Die Grundschulen hatten Listen mit den Privatnummern und Adressen der Abgeordneten des jeweiligen Wahlkreises an alle Eltern verteilt. Marion Burke: „Ganz abgesehen davon, daß die Unterrichtsqualität ins Bodenlose sinken würde, stellen überfüllte Klassenräume eine Todesfalle bei Bränden dar. Wir werden nicht locker lassen, bis dieses berüchtigte Circular 20/87 vom Tisch ist.“

Der Widerstand gegen die Bildungs-Kürzungen gefährdet nach Ansicht von Premierminister Haughey den Plan der „nationalen Erholung“, der mit der Vorlage des Haushaltsplans für 1988 jetzt in seine zweite Phase getreten ist. Haushaltskürzungen von 1,2 Milliarden Mark sollen dafür sorgen, daß die Staatsausgaben zum erstenmal seit 30 Jahren fallen werden, real um über fünf Prozent. Die Neuverschuldung soll dadurch von gegenwärtig 10,3 Prozent des Bruttosozialprodukts auf 8,2 Prozent gesenkt werden. Die Regierung erwartet kein reales Wachstum für 1988, und selbst konservative Wirtschaftsexperten schätzen, daß die Zahl der Arbeitslosen (zur Zeit knapp 20 Prozent) und Emigranten (über 30.000 pro Jahr) in den nächsten zwei Jahren noch steigen wird.

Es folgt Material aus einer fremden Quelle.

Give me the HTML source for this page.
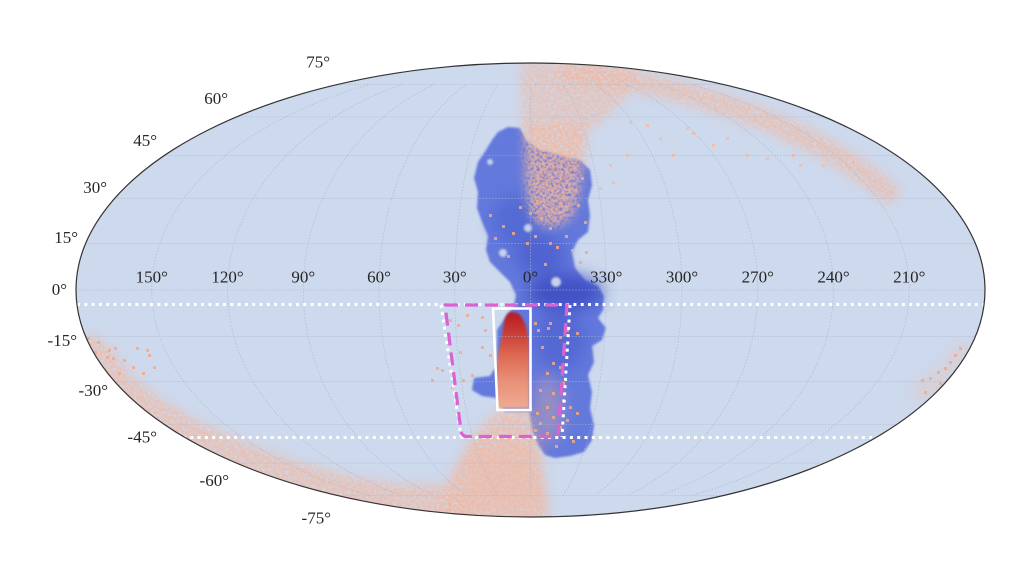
<!DOCTYPE html>
<html><head><meta charset="utf-8"><style>
html,body{margin:0;padding:0;background:#fff;}
svg{display:block;}
text{font-family:"Liberation Serif",serif;font-size:17px;fill:#262626;}
</style></head><body>
<svg width="1023" height="568" viewBox="0 0 1023 568" xmlns="http://www.w3.org/2000/svg">
<defs>
 <clipPath id="c"><ellipse cx="530.5" cy="290" rx="454.5" ry="227"/></clipPath>
 <clipPath id="c75"><rect x="0" y="84.3" width="1023" height="411.4"/></clipPath>
 <filter id="b1" x="-10%" y="-10%" width="120%" height="120%"><feGaussianBlur stdDeviation="1"/></filter>
 <filter id="b8" x="-30%" y="-30%" width="160%" height="160%"><feGaussianBlur stdDeviation="8"/></filter>
 <filter id="sp" x="-10%" y="-10%" width="120%" height="120%">
  <feGaussianBlur in="SourceGraphic" stdDeviation="5" result="bl"/>
  <feTurbulence type="fractalNoise" baseFrequency="0.35" numOctaves="2" seed="7" result="n"/>
  <feColorMatrix in="n" type="matrix" values="0 0 0 0 0  0 0 0 0 0  0 0 0 0 0  2.2 0 0 0 -0.35" result="m"/>
  <feComposite in="bl" in2="m" operator="in"/>
 </filter>
 <linearGradient id="core" x1="0" y1="0" x2="0" y2="1">
  <stop offset="0" stop-color="#b31d29"/>
  <stop offset="0.18" stop-color="#c63530"/>
  <stop offset="0.45" stop-color="#dd6a52"/>
  <stop offset="0.75" stop-color="#ea937b"/>
  <stop offset="1" stop-color="#f0ab93"/>
 </linearGradient>
</defs>

<ellipse cx="530.5" cy="290" rx="454.5" ry="227" fill="#cdd9ed"/>

<g clip-path="url(#c)">
 <g filter="url(#b1)">
  <path fill="#6479dc" d="M498,132 L508,127 L520,128 L526,140 L540,150 L560,155 L580,160 L590,170 L592,185 L588,200 L590,215 L588,232 L578,240 L572,252 L575,268 L585,280 L598,286 L604,296 L603,310 L598,318 L606,328 L602,340 L592,346 L594,362 L588,375 L592,392 L590,408 L594,425 L592,440 L584,452 L570,456 L555,458 L545,455 L538,445 L532,430 L529,412 L505,412 L496,398 L482,396 L472,390 L474,378 L490,376 L497,365 L497,330 L505,318 L514,306 L516,295 L510,282 L500,272 L490,262 L486,250 L488,236 L482,222 L477,208 L478,192 L474,178 L478,162 L486,150 L492,140 Z"/>
 </g>
 <g filter="url(#b8)" opacity="0.75">
  <ellipse cx="565" cy="292" rx="38" ry="18" fill="#3545bd"/>
  <ellipse cx="540" cy="255" rx="25" ry="20" fill="#4a5ccc"/>
  <ellipse cx="515" cy="220" rx="22" ry="25" fill="#5066d2"/>
  <ellipse cx="560" cy="340" rx="25" ry="30" fill="#4f62d0"/>
 </g>
 <g fill="#c6d2ea" filter="url(#b1)">
  <circle cx="503" cy="253" r="4"/>
  <circle cx="528" cy="228" r="4"/>
  <circle cx="556" cy="282" r="5"/>
  <circle cx="490" cy="162" r="3"/>
 </g>

 <g filter="url(#sp)" fill="#f4b69c">
  <path opacity="0.85" d="M524,125 L588,125 L584,160 L580,190 L574,215 L560,226 L542,226 L530,214 L525,180 Z"/>
  <path opacity="0.6" d="M520,62 L580,60 L640,68 L625,100 L595,128 L522,130 Z"/>
  <path opacity="0.7" fill="none" stroke="#f4b69c" stroke-width="22" stroke-linecap="round" d="M570,74 C640,78 700,95 760,118 C810,138 850,160 888,192"/>
  <path opacity="0.75" d="M498,410 L530,410 L536,440 L542,470 L548,505 L545,530 L470,525 L440,505 L448,478 L465,450 L482,425 Z"/>
  <path opacity="0.7" d="M470,530 L470,500 L440,484 L400,484 L350,476 L300,462 L250,444 L200,422 L160,398 L130,374 L112,350 L95,335 L60,340 L60,560 Z"/>
  <path opacity="0.3" d="M960,340 L975,350 L960,395 L915,402 L912,385 L940,365 Z"/>
 </g>
 <g filter="url(#b8)" fill="#f4b69c" opacity="0.35">
  <path d="M470,445 L535,440 L545,510 L460,512 Z"/>
  <ellipse cx="548" cy="410" rx="16" ry="35"/>
 </g>

 <g fill="#f2a88c" opacity="0.85">
  <rect x="489" y="214" width="3" height="3"/><rect x="502" y="225" width="3" height="3"/><rect x="512" y="232" width="3" height="3"/>
  <rect x="529" y="212" width="3" height="3"/><rect x="540" y="217" width="3" height="3"/><rect x="549" y="227" width="3" height="3"/>
  <rect x="549" y="242" width="3" height="3"/><rect x="556" y="246" width="3" height="3"/><rect x="571" y="249" width="3" height="3"/>
  <rect x="585" y="251" width="3" height="3"/><rect x="584" y="221" width="3" height="3"/><rect x="526" y="242" width="3" height="3"/>
  <rect x="519" y="206" width="3" height="3"/><rect x="534" y="235" width="3" height="3"/><rect x="565" y="235" width="3" height="3"/>
  <rect x="577" y="204" width="3" height="3"/><rect x="559" y="211" width="3" height="3"/><rect x="591" y="271" width="3" height="3"/>
  <rect x="579" y="261" width="3" height="3"/><rect x="544" y="263" width="3" height="3"/><rect x="507" y="255" width="3" height="3"/>
  <rect x="494" y="237" width="3" height="3"/><rect x="562" y="195" width="3" height="3"/><rect x="574" y="189" width="3" height="3"/>
  <rect x="581" y="177" width="3" height="3"/><rect x="551" y="189" width="3" height="3"/><rect x="536" y="200" width="3" height="3"/>
  <rect x="466" y="314" width="3" height="3"/><rect x="481" y="316" width="3" height="3"/><rect x="449" y="319" width="3" height="3"/>
  <rect x="457" y="324" width="3" height="3"/><rect x="484" y="329" width="3" height="3"/><rect x="447" y="342" width="3" height="3"/>
  <rect x="481" y="346" width="3" height="3"/><rect x="459" y="351" width="3" height="3"/><rect x="489" y="354" width="3" height="3"/>
  <rect x="436" y="367" width="3" height="3"/><rect x="441" y="369" width="3" height="3"/><rect x="471" y="374" width="3" height="3"/>
  <rect x="431" y="379" width="3" height="3"/><rect x="462" y="379" width="3" height="3"/><rect x="451" y="386" width="3" height="3"/>
  <rect x="534" y="322" width="3" height="3"/><rect x="537" y="329" width="3" height="3"/><rect x="549" y="322" width="3" height="3"/>
  <rect x="547" y="327" width="3" height="3"/><rect x="541" y="346" width="3" height="3"/><rect x="559" y="336" width="3" height="3"/>
  <rect x="566" y="329" width="3" height="3"/><rect x="576" y="332" width="3" height="3"/><rect x="552" y="362" width="3" height="3"/>
  <rect x="546" y="372" width="3" height="3"/><rect x="559" y="366" width="3" height="3"/><rect x="562" y="382" width="3" height="3"/>
  <rect x="539" y="389" width="3" height="3"/><rect x="552" y="392" width="3" height="3"/><rect x="562" y="399" width="3" height="3"/>
  <rect x="546" y="406" width="3" height="3"/><rect x="536" y="412" width="3" height="3"/><rect x="552" y="416" width="3" height="3"/>
  <rect x="566" y="419" width="3" height="3"/><rect x="539" y="422" width="3" height="3"/><rect x="559" y="426" width="3" height="3"/>
  <rect x="534" y="429" width="3" height="3"/><rect x="546" y="432" width="3" height="3"/><rect x="569" y="406" width="3" height="3"/>
  <rect x="576" y="412" width="3" height="3"/><rect x="572" y="440" width="3" height="3"/><rect x="555" y="445" width="3" height="3"/>
  <rect x="87" y="337" width="3" height="3"/><rect x="97" y="341" width="3" height="3"/><rect x="94" y="351" width="3" height="3"/>
  <rect x="106" y="356" width="3" height="3"/><rect x="112" y="357" width="3" height="3"/><rect x="114" y="347" width="3" height="3"/>
  <rect x="136" y="347" width="3" height="3"/><rect x="146" y="349" width="3" height="3"/><rect x="108" y="349" width="3" height="3"/>
  <rect x="148" y="354" width="3" height="3"/><rect x="153" y="366" width="3" height="3"/><rect x="123" y="359" width="3" height="3"/>
  <rect x="132" y="366" width="3" height="3"/><rect x="118" y="372" width="3" height="3"/><rect x="105" y="374" width="3" height="3"/>
  <rect x="142" y="372" width="3" height="3"/>
  <rect x="959" y="347" width="3" height="3"/><rect x="954" y="354" width="3" height="3"/><rect x="949" y="361" width="3" height="3"/>
  <rect x="944" y="367" width="3" height="3"/><rect x="937" y="371" width="3" height="3"/><rect x="929" y="377" width="3" height="3"/>
  <rect x="921" y="379" width="3" height="3"/><rect x="939" y="382" width="3" height="3"/><rect x="924" y="391" width="3" height="3"/>
 </g>
 <g fill="#f4bba3" opacity="0.8">
  <rect x="629" y="121" width="3" height="3"/><rect x="646" y="124" width="3" height="3"/><rect x="659" y="137" width="3" height="3"/>
  <rect x="686" y="127" width="3" height="3"/><rect x="692" y="132" width="3" height="3"/><rect x="712" y="144" width="3" height="3"/>
  <rect x="672" y="154" width="3" height="3"/><rect x="726" y="137" width="3" height="3"/><rect x="626" y="154" width="3" height="3"/>
  <rect x="609" y="164" width="3" height="3"/><rect x="612" y="181" width="3" height="3"/><rect x="599" y="187" width="3" height="3"/>
  <rect x="746" y="154" width="3" height="3"/><rect x="766" y="157" width="3" height="3"/><rect x="792" y="154" width="3" height="3"/>
  <rect x="799" y="164" width="3" height="3"/><rect x="822" y="164" width="3" height="3"/><rect x="852" y="161" width="3" height="3"/>
 </g>

 <path filter="url(#b1)" fill="url(#core)" d="M511,312 C505,313 504,322 503,330 C501,342 498,352 497,362 L497,408 L529,408 L529,345 C528,330 524,318 518,313 Z"/>

 <g stroke="#aab6ca" stroke-width="0.8" stroke-dasharray="1.6 1.6" fill="none" opacity="0.75">
  <path d="M60,84.3H1000M60,116.9H1000M60,155.6H1000M60,198.3H1000M60,243.5H1000M60,290H1000M60,336.5H1000M60,381.7H1000M60,424.4H1000M60,463.1H1000M60,495.7H1000"/>
  <g clip-path="url(#c75)">
   <ellipse cx="530.5" cy="290" rx="75.75" ry="227"/>
   <ellipse cx="530.5" cy="290" rx="151.5" ry="227"/>
   <ellipse cx="530.5" cy="290" rx="227.25" ry="227"/>
   <ellipse cx="530.5" cy="290" rx="303" ry="227"/>
   <ellipse cx="530.5" cy="290" rx="378.75" ry="227"/>
   <path d="M530.5,60V520"/>
  </g>
 </g>

 <g stroke="#ffffff" stroke-width="3" stroke-dasharray="3 4.3" fill="none">
  <path d="M77,304.5H990"/>
  <path d="M183,437.5H880"/>
  <path d="M441,305 L461,437"/>
  <path d="M570,305 L562,437"/>
 </g>

 <path d="M445,305 L567,305 L558,436.5 L467,436.5 Q462,436.5 461,431 Z" fill="none" stroke="#da62d2" stroke-width="3.2" stroke-dasharray="13 7"/>

 <path d="M493,308.5 L530.5,308.5 L530.5,410 L497.5,410 Z" fill="none" stroke="#ffffff" stroke-width="2.6"/>
</g>

<ellipse cx="530.5" cy="290" rx="454.5" ry="227" fill="none" stroke="#333333" stroke-width="1.2"/>

<g text-anchor="end">
 <text x="330" y="67.5">75°</text>
 <text x="228" y="104">60°</text>
 <text x="157" y="146">45°</text>
 <text x="107" y="193">30°</text>
 <text x="78" y="243">15°</text>
 <text x="67" y="295">0°</text>
 <text x="77" y="346">-15°</text>
 <text x="108" y="396">-30°</text>
 <text x="157" y="442.5">-45°</text>
 <text x="229" y="486">-60°</text>
 <text x="331" y="523.5">-75°</text>
</g>
<g text-anchor="middle">
 <text x="151.75" y="282.5">150°</text>
 <text x="227.5" y="282.5">120°</text>
 <text x="303.25" y="282.5">90°</text>
 <text x="379" y="282.5">60°</text>
 <text x="454.75" y="282.5">30°</text>
 <text x="530.5" y="282.5">0°</text>
 <text x="606.25" y="282.5">330°</text>
 <text x="682" y="282.5">300°</text>
 <text x="757.75" y="282.5">270°</text>
 <text x="833.5" y="282.5">240°</text>
 <text x="909.25" y="282.5">210°</text>
</g>
</svg>
</body></html>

So werfen die Labour Party und die Workers Party, zwei relativ unbedeutende, gemäßigt linke Parteien, der Regierung vor, daß sie ihren „Thatcherismus“ auf Kosten der schwächsten Gesellschaftsschichten durchsetzen wolle. Die drastischen Kürzungen in den Bereichen Erziehung, Gesundheit und Sozialwesen träfen die immer größer werdende Klasse der Arbeitslosen, während die Großverdiener wieder einmal ungeschoren davonkommen sollen. Dennoch sitzt Haugheys Minderheitsregierung fest im Sattel, weil sie von den beiden konservativen Oppositionsparteien seit den Wahlen im Februar 1987 unterstützt wird. Zusammen verfügen diese drei Fraktionen über 90 Prozent der Stimmen im irischen Parlament. Und die beiden „Oppositionsparteien“ denken nicht im Entferntesten daran, die Regierung zu stürzen und Neuwahlen herbeizuführen. Eine unabhängige Umfrage hat nämlich in dieser Woche ergeben, daß die Regierung Haughey dank der profillosen Kopfnicker-Politik der Opposition inzwischen die Mehrheit der Bevölkerung hinter sich hat – trotz des drastischen Haushaltsplans.